Reproduce exactly, with no pictures, each line from the opening of the material down through the line containing "0.0016, 0.0015, 0.0012, 0.0006, 0.0004, 0.0002, 0.0001]".

§ §

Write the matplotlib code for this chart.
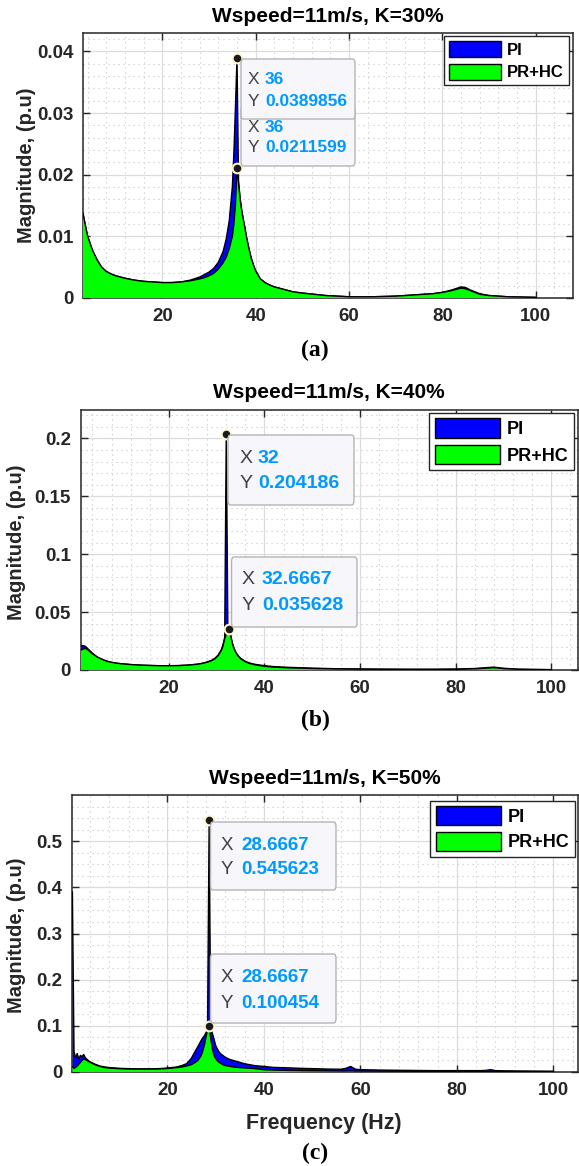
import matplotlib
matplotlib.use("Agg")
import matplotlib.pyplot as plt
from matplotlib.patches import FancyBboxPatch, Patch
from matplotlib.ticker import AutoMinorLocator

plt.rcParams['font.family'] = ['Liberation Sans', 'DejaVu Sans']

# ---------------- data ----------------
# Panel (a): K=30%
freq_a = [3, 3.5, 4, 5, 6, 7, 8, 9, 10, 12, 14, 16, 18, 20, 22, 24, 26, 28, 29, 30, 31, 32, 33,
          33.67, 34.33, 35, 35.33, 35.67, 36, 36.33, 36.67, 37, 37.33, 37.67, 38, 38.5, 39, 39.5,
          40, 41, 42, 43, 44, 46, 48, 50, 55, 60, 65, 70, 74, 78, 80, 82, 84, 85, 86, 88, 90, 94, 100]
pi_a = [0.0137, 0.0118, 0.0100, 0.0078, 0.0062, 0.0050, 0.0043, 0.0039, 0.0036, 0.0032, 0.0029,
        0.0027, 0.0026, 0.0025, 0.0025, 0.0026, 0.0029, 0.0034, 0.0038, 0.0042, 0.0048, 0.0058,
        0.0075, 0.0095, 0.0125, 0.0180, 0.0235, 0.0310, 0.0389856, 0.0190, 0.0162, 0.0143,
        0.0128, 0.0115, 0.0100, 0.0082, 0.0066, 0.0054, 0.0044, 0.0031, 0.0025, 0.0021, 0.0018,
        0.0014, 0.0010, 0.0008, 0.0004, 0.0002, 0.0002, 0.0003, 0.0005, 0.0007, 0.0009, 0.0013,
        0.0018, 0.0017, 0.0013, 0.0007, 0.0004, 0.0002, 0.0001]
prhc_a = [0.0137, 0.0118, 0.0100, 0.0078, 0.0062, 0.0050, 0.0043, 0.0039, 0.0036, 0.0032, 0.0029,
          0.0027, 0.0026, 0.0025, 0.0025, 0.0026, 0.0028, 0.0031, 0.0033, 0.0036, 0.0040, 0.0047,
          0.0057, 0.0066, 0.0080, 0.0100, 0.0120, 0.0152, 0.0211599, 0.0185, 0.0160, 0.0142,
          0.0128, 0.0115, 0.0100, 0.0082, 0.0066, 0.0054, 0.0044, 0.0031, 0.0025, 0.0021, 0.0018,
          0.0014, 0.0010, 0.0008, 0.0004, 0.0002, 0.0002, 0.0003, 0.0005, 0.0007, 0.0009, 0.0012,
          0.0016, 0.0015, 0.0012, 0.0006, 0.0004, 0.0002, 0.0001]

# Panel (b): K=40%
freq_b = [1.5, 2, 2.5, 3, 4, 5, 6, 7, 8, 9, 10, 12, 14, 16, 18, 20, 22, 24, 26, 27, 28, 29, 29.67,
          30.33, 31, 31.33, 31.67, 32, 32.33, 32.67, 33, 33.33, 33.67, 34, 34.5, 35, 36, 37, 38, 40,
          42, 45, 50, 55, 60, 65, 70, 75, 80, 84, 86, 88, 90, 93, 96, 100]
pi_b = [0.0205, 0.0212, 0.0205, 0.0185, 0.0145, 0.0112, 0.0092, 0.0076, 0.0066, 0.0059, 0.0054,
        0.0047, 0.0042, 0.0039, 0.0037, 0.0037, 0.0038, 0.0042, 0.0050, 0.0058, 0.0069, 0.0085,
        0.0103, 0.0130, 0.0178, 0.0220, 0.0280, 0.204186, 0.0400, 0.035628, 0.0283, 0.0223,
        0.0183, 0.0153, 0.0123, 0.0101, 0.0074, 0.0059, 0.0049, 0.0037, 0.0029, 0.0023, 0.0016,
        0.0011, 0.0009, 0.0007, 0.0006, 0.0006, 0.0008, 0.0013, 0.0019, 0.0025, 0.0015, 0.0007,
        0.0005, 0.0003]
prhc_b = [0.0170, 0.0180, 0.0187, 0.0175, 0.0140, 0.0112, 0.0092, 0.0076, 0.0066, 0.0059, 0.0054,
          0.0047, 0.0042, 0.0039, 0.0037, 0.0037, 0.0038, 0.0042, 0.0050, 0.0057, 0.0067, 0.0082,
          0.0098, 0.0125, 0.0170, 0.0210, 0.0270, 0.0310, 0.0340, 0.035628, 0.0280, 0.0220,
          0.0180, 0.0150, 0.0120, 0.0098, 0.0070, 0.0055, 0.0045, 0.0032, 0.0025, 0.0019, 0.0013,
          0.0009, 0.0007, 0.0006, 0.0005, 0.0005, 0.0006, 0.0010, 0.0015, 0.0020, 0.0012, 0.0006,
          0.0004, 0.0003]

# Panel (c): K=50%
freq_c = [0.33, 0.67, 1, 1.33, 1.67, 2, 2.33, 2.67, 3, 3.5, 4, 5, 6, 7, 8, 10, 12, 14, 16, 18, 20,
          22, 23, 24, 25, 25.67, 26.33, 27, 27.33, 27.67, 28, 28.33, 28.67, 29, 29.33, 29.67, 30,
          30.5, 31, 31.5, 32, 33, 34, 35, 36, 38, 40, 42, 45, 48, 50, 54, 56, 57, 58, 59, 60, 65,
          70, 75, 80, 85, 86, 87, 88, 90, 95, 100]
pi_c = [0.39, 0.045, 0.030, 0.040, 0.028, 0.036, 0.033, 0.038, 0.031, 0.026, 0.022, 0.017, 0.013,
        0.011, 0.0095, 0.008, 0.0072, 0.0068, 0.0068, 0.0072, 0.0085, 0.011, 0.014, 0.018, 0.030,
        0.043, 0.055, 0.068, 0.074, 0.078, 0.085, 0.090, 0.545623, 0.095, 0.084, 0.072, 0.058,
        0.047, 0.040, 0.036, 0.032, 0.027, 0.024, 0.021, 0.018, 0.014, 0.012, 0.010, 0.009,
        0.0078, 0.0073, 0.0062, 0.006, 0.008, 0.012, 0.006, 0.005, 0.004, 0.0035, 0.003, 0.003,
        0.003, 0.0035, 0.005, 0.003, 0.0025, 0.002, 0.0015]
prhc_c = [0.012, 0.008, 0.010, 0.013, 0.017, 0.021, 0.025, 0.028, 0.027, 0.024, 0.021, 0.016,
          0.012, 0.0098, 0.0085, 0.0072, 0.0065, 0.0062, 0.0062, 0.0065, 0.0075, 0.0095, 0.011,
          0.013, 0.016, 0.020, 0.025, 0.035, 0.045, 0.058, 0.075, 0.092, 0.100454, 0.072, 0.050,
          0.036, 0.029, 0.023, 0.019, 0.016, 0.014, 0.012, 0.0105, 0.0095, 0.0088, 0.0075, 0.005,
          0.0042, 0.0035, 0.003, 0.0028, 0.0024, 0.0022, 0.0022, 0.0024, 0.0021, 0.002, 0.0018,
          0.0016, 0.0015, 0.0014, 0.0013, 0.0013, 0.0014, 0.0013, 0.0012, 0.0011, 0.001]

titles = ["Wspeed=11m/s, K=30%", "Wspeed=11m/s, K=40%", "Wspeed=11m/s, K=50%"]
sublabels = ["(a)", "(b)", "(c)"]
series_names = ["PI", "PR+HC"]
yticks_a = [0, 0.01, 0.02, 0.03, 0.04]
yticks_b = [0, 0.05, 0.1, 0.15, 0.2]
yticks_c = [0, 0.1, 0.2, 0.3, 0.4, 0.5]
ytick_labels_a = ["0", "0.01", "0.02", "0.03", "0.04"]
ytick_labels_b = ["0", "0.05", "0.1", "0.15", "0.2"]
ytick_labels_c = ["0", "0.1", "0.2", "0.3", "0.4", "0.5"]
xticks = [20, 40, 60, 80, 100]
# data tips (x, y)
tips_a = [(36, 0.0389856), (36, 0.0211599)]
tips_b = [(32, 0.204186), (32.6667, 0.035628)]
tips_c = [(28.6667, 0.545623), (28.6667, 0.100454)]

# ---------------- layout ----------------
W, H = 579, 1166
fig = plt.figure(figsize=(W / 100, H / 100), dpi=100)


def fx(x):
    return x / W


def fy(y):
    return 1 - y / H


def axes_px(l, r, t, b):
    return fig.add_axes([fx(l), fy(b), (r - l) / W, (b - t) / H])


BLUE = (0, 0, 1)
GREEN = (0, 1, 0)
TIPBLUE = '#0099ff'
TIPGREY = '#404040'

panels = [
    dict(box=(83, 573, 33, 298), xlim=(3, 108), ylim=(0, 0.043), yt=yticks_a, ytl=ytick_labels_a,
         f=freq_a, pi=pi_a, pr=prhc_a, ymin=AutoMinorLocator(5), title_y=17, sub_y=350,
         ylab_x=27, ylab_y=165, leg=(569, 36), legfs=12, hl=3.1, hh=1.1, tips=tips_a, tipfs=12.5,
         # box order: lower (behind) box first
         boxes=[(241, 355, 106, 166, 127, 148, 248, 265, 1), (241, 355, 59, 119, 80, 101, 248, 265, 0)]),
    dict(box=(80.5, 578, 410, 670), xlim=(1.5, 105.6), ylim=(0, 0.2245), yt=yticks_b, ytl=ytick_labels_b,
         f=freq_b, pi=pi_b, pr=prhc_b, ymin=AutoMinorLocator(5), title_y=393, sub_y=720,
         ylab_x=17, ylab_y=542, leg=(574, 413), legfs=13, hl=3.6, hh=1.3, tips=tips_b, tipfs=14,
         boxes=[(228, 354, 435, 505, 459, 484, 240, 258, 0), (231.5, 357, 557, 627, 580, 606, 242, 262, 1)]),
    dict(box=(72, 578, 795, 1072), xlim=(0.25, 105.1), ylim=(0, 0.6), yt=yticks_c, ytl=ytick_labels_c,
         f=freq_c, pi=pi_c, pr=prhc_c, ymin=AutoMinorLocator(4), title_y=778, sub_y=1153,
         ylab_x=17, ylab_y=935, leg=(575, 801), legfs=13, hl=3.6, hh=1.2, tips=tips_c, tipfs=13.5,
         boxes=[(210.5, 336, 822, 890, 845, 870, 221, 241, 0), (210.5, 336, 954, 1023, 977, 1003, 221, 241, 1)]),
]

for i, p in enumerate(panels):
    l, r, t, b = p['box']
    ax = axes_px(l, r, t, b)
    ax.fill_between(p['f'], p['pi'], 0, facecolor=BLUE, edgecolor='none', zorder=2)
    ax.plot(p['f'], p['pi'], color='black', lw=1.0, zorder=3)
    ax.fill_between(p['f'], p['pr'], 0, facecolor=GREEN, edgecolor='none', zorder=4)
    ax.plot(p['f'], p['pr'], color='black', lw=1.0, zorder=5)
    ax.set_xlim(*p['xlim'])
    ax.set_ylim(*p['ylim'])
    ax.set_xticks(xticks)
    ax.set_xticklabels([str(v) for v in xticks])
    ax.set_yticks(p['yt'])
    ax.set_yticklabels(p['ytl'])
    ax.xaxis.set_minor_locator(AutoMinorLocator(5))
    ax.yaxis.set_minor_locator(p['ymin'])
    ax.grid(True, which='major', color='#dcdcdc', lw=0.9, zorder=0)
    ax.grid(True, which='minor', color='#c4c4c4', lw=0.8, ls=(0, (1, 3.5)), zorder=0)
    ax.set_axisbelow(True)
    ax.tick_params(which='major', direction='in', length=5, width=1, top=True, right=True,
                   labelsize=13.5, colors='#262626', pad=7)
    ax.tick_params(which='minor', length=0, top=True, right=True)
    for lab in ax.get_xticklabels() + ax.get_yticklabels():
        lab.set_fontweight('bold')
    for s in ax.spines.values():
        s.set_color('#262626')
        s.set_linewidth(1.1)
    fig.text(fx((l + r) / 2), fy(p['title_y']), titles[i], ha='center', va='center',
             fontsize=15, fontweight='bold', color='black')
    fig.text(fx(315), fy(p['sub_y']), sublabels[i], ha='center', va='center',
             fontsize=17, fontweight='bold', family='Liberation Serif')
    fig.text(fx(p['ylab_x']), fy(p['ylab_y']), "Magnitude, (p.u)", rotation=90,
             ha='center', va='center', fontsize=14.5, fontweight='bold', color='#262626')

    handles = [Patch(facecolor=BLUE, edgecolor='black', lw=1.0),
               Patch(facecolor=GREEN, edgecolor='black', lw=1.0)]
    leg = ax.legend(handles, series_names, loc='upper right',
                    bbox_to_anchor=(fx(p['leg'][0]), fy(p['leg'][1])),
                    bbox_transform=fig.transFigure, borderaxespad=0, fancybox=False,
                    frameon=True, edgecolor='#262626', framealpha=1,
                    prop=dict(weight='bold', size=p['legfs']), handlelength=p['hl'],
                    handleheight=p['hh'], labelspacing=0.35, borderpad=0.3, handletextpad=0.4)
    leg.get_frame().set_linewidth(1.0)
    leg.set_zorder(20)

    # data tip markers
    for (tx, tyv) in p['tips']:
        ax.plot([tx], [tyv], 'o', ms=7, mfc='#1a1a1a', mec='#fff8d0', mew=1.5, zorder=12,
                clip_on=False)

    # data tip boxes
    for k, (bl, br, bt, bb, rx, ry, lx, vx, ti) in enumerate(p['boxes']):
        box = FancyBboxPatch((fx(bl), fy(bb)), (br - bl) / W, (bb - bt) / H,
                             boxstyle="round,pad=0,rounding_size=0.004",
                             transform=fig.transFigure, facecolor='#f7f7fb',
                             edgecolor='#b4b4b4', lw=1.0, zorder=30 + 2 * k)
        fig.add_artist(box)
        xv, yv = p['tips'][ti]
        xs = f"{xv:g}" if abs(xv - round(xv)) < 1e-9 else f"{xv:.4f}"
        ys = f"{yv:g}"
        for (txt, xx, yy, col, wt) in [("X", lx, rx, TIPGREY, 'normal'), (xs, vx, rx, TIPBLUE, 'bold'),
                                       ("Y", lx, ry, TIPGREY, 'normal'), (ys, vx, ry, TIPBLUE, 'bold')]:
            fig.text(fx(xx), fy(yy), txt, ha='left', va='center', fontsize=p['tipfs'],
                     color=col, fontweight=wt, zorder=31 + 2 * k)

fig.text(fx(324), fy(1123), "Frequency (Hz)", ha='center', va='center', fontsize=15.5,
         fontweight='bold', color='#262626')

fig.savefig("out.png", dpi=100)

§ §

Task answer
Write the matplotlib code for this chart.
import matplotlib
matplotlib.use("Agg")
import matplotlib.pyplot as plt
from matplotlib.patches import FancyBboxPatch, Patch
from matplotlib.ticker import AutoMinorLocator

plt.rcParams['font.family'] = ['Liberation Sans', 'DejaVu Sans']

# ---------------- data ----------------
# Panel (a): K=30%
freq_a = [3, 3.5, 4, 5, 6, 7, 8, 9, 10, 12, 14, 16, 18, 20, 22, 24, 26, 28, 29, 30, 31, 32, 33,
          33.67, 34.33, 35, 35.33, 35.67, 36, 36.33, 36.67, 37, 37.33, 37.67, 38, 38.5, 39, 39.5,
          40, 41, 42, 43, 44, 46, 48, 50, 55, 60, 65, 70, 74, 78, 80, 82, 84, 85, 86, 88, 90, 94, 100]
pi_a = [0.0137, 0.0118, 0.0100, 0.0078, 0.0062, 0.0050, 0.0043, 0.0039, 0.0036, 0.0032, 0.0029,
        0.0027, 0.0026, 0.0025, 0.0025, 0.0026, 0.0029, 0.0034, 0.0038, 0.0042, 0.0048, 0.0058,
        0.0075, 0.0095, 0.0125, 0.0180, 0.0235, 0.0310, 0.0389856, 0.0190, 0.0162, 0.0143,
        0.0128, 0.0115, 0.0100, 0.0082, 0.0066, 0.0054, 0.0044, 0.0031, 0.0025, 0.0021, 0.0018,
        0.0014, 0.0010, 0.0008, 0.0004, 0.0002, 0.0002, 0.0003, 0.0005, 0.0007, 0.0009, 0.0013,
        0.0018, 0.0017, 0.0013, 0.0007, 0.0004, 0.0002, 0.0001]
prhc_a = [0.0137, 0.0118, 0.0100, 0.0078, 0.0062, 0.0050, 0.0043, 0.0039, 0.0036, 0.0032, 0.0029,
          0.0027, 0.0026, 0.0025, 0.0025, 0.0026, 0.0028, 0.0031, 0.0033, 0.0036, 0.0040, 0.0047,
          0.0057, 0.0066, 0.0080, 0.0100, 0.0120, 0.0152, 0.0211599, 0.0185, 0.0160, 0.0142,
          0.0128, 0.0115, 0.0100, 0.0082, 0.0066, 0.0054, 0.0044, 0.0031, 0.0025, 0.0021, 0.0018,
          0.0014, 0.0010, 0.0008, 0.0004, 0.0002, 0.0002, 0.0003, 0.0005, 0.0007, 0.0009, 0.0012,
          0.0016, 0.0015, 0.0012, 0.0006, 0.0004, 0.0002, 0.0001]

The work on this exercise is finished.